— start RECORDS PROVIDED —
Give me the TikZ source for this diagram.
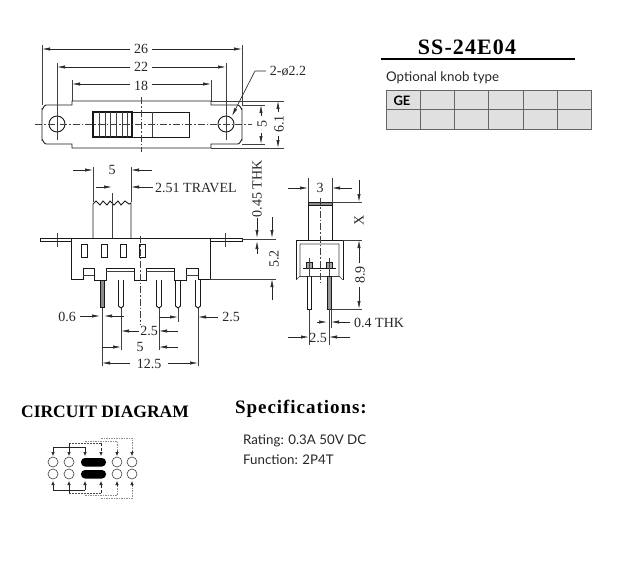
— end RECORDS PROVIDED —
— start RECORDS PROVIDED —
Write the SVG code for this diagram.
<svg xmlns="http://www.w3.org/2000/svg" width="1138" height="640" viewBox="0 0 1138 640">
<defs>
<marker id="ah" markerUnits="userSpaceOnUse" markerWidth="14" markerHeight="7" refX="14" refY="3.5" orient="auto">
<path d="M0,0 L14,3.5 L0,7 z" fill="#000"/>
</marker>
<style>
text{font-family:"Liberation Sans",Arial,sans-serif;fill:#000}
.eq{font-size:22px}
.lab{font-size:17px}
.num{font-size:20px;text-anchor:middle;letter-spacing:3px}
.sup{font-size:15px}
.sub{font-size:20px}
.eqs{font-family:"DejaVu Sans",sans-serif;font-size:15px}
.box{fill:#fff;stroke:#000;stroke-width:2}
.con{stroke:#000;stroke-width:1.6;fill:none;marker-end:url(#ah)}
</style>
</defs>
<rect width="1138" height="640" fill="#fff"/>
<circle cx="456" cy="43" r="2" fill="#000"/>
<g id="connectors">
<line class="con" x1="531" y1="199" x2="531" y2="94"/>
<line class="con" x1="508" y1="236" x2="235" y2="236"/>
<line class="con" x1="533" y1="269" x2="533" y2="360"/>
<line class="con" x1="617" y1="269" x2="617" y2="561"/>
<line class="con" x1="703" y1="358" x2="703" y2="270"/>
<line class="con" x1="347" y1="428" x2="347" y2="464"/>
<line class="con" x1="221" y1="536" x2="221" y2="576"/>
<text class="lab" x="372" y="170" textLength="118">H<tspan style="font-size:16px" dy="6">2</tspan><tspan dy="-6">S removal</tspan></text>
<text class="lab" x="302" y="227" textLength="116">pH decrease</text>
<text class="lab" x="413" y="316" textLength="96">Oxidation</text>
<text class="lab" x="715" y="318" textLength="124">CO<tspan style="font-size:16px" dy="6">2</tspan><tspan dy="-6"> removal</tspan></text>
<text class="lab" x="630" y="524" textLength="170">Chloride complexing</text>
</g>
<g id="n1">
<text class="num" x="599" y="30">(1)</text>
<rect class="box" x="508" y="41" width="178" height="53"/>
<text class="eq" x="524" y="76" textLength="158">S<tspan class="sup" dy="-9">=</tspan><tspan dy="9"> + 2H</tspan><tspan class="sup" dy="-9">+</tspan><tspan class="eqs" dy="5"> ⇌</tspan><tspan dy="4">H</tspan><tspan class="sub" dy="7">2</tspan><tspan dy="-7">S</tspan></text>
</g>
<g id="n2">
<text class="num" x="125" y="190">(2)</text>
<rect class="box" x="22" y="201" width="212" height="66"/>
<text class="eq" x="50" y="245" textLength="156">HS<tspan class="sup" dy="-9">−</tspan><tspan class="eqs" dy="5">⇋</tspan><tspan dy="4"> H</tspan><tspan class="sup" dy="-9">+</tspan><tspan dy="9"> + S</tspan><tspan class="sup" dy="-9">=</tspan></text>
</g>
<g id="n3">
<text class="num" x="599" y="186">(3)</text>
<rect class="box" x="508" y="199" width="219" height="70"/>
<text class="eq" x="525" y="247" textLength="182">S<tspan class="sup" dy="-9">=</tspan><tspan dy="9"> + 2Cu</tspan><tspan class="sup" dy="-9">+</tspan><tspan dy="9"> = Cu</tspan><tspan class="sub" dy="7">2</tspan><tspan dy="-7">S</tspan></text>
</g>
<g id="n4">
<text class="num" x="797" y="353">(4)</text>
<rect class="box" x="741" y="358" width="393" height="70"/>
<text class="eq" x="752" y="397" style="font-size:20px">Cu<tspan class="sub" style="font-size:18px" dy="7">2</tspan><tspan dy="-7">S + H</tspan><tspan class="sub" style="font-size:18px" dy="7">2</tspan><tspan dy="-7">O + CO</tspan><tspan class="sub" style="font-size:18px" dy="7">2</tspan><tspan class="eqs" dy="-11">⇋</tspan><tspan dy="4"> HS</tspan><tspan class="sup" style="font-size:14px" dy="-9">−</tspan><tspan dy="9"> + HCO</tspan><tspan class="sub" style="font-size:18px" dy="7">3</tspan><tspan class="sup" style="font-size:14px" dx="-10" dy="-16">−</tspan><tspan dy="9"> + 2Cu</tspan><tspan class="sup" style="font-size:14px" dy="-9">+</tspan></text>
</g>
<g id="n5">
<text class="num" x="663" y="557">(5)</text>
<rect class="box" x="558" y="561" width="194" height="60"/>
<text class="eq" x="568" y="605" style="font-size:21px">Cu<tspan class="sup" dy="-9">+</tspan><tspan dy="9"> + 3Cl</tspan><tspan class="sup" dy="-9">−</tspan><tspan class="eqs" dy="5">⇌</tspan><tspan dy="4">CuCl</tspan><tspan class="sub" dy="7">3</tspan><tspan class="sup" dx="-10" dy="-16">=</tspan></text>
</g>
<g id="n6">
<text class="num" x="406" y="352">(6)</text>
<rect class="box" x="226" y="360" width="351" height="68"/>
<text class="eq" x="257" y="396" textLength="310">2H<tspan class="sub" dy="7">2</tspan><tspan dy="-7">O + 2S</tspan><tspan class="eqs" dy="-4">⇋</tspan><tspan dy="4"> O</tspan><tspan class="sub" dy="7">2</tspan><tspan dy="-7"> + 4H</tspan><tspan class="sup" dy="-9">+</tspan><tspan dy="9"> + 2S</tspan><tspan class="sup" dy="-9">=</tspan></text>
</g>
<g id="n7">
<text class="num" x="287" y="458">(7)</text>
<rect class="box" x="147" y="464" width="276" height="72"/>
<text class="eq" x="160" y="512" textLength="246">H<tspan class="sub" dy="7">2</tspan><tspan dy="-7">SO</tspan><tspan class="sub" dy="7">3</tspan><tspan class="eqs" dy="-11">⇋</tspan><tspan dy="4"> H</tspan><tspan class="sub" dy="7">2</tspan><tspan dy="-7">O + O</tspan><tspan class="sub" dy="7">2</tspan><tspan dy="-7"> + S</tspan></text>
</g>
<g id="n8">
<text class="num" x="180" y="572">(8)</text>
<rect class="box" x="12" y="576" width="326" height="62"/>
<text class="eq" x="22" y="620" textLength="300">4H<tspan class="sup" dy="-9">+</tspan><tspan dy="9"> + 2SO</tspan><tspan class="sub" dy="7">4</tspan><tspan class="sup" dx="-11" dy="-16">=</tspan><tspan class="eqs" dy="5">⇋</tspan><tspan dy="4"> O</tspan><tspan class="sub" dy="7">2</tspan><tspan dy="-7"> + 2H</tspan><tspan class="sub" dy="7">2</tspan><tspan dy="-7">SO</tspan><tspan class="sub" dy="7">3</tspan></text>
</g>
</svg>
— end RECORDS PROVIDED —
** REQUIREMENTS **
Look through the entries above and count each line holding "diagram"; report the count alone.

** TASK RESPONSE **
2